LISTED RECORDS |
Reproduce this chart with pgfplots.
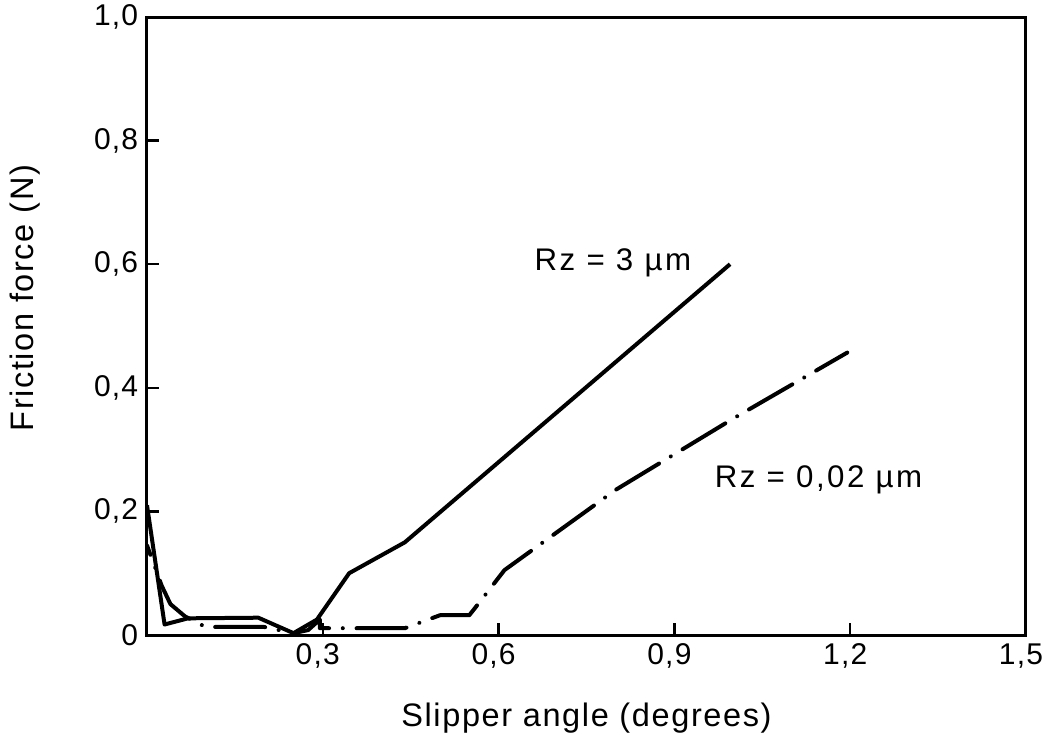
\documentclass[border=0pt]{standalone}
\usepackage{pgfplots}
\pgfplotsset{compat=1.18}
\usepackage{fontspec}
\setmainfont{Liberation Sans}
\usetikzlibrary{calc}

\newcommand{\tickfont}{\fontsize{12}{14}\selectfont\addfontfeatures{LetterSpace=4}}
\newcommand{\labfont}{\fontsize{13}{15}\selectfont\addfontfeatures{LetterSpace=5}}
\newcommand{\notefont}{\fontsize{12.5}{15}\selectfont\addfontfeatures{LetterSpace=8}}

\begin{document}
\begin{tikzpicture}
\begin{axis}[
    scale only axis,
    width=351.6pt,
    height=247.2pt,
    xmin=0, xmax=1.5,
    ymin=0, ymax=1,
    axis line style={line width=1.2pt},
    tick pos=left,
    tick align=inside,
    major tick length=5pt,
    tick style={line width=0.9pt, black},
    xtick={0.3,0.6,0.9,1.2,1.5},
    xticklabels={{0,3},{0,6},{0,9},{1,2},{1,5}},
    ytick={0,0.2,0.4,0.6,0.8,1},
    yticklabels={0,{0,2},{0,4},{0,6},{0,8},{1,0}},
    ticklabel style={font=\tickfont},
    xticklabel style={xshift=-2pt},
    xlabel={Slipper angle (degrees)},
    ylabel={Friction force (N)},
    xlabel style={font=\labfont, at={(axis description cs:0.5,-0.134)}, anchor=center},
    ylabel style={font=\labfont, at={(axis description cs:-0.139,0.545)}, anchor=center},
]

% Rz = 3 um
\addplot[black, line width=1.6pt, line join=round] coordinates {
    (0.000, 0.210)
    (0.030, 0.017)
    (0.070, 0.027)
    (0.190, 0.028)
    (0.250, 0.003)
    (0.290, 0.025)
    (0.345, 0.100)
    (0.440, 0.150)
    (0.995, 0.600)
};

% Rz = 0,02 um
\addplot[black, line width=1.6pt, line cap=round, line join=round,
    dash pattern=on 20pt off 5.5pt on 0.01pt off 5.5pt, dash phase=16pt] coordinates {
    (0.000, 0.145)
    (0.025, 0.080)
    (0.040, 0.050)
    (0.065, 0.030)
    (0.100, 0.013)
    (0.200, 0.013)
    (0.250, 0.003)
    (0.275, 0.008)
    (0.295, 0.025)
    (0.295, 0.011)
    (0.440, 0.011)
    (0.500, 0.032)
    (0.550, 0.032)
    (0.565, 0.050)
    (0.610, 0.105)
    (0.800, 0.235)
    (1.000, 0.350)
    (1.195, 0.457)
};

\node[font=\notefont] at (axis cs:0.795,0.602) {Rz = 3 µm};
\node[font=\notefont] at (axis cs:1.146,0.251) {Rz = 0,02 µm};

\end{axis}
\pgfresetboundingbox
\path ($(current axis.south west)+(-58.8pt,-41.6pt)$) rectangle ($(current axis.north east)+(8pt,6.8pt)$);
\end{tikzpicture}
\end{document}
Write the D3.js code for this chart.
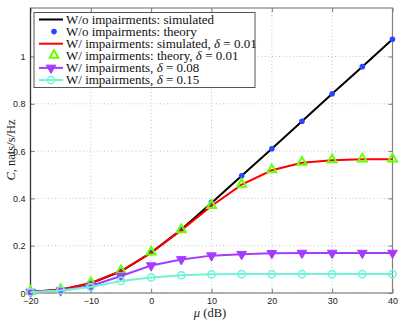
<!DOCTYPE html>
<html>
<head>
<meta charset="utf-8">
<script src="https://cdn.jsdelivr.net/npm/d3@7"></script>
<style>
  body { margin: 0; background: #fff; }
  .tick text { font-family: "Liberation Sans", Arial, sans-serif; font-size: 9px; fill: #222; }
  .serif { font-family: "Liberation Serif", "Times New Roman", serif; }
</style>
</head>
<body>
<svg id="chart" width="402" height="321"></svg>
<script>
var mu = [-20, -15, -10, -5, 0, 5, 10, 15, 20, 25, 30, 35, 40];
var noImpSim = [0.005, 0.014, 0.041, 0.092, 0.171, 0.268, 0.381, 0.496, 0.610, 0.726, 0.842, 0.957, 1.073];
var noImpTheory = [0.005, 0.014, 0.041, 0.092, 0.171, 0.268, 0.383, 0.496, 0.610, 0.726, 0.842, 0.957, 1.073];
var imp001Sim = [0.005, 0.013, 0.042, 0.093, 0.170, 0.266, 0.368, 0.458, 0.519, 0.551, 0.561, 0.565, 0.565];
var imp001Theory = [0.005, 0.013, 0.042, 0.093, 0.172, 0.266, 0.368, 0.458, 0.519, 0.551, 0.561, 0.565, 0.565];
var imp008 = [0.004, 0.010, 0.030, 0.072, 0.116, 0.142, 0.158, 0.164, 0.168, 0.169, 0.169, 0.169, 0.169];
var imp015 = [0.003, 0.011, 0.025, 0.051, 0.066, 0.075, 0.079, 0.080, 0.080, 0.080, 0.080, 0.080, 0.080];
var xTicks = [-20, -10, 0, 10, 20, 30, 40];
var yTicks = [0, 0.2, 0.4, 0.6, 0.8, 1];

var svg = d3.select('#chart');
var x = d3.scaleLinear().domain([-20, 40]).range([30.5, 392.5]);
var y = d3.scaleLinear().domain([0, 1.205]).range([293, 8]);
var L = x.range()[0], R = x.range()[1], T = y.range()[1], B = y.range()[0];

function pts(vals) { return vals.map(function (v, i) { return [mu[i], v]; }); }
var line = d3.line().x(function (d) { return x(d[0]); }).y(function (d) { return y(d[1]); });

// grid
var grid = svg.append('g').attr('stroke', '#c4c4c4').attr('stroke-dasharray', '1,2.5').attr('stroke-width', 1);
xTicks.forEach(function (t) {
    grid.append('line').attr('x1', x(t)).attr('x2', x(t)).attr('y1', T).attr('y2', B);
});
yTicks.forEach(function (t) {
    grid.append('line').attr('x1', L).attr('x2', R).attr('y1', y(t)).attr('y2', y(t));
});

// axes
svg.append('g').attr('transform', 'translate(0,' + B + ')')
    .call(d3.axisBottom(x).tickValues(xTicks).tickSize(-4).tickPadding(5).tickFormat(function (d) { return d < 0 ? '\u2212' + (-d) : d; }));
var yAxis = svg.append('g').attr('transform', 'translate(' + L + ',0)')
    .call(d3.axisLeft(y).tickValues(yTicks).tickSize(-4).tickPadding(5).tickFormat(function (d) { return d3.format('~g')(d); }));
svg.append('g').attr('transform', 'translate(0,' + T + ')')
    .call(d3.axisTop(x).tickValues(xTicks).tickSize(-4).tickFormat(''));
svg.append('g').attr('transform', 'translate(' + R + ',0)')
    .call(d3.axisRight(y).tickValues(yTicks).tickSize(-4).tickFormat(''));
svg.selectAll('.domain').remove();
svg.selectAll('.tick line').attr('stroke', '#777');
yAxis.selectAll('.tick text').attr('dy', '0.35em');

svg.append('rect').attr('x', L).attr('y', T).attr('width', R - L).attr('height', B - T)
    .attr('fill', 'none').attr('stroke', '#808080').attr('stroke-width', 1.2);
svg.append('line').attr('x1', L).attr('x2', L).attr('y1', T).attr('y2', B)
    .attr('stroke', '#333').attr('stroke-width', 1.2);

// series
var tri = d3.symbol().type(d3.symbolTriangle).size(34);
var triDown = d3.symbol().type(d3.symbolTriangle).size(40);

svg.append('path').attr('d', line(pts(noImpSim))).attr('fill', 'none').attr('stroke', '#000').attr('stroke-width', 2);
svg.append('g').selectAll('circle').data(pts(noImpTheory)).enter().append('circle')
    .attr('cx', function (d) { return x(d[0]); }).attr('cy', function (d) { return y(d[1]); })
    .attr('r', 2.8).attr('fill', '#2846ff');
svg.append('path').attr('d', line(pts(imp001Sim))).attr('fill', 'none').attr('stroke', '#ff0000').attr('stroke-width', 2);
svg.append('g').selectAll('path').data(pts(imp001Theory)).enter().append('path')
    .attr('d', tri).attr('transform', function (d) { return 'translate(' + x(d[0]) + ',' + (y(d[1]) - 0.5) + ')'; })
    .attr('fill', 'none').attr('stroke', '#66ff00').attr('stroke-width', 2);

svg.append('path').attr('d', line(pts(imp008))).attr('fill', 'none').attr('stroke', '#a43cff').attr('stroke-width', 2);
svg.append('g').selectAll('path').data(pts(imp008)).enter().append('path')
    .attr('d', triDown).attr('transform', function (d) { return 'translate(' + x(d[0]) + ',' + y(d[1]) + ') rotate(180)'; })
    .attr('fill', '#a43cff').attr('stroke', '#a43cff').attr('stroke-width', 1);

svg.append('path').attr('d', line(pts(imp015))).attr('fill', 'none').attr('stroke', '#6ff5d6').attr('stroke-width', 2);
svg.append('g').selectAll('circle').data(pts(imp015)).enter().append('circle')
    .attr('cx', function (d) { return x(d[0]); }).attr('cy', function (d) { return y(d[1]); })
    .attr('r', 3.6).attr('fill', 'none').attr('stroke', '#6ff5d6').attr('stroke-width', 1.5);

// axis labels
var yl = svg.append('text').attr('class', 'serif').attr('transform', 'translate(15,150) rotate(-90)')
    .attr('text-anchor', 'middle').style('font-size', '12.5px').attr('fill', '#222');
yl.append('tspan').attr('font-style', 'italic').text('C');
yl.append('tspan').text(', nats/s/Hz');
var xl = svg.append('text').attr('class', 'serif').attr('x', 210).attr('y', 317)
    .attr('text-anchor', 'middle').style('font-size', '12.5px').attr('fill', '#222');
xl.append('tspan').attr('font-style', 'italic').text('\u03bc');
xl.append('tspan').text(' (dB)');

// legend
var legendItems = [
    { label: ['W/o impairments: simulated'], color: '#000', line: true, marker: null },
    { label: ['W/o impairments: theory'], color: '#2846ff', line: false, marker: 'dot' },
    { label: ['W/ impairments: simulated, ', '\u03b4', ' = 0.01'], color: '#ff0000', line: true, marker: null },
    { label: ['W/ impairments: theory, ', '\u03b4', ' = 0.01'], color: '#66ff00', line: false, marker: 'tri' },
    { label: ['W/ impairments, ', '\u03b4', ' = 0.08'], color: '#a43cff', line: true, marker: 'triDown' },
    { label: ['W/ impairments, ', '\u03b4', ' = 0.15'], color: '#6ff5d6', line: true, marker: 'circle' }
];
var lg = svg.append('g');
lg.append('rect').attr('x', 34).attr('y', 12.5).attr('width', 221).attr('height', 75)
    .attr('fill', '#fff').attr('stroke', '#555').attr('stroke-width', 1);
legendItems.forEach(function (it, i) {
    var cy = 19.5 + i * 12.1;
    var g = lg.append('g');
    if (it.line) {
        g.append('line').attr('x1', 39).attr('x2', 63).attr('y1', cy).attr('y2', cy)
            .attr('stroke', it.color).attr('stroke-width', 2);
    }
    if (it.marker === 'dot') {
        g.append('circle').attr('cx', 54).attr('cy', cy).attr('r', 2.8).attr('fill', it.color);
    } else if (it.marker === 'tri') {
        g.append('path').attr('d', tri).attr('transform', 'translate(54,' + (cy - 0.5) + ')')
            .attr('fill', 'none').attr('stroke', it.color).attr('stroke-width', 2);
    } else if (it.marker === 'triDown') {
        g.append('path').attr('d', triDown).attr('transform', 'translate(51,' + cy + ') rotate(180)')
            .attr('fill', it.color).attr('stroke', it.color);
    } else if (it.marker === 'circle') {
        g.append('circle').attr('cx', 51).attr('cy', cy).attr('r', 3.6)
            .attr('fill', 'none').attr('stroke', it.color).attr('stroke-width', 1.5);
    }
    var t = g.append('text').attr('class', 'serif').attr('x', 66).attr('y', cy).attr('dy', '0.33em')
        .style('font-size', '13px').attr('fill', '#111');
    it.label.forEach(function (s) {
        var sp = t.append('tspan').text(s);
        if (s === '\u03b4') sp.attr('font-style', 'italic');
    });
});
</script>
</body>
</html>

AIM OF THE EXERCISE | Pick out the lines containing the string "chart" and show them.

EXERCISE ANSWER |
Reproduce this chart with pgfplots.
Write the D3.js code for this chart.
<svg id="chart" width="402" height="321"></svg>
var svg = d3.select('#chart');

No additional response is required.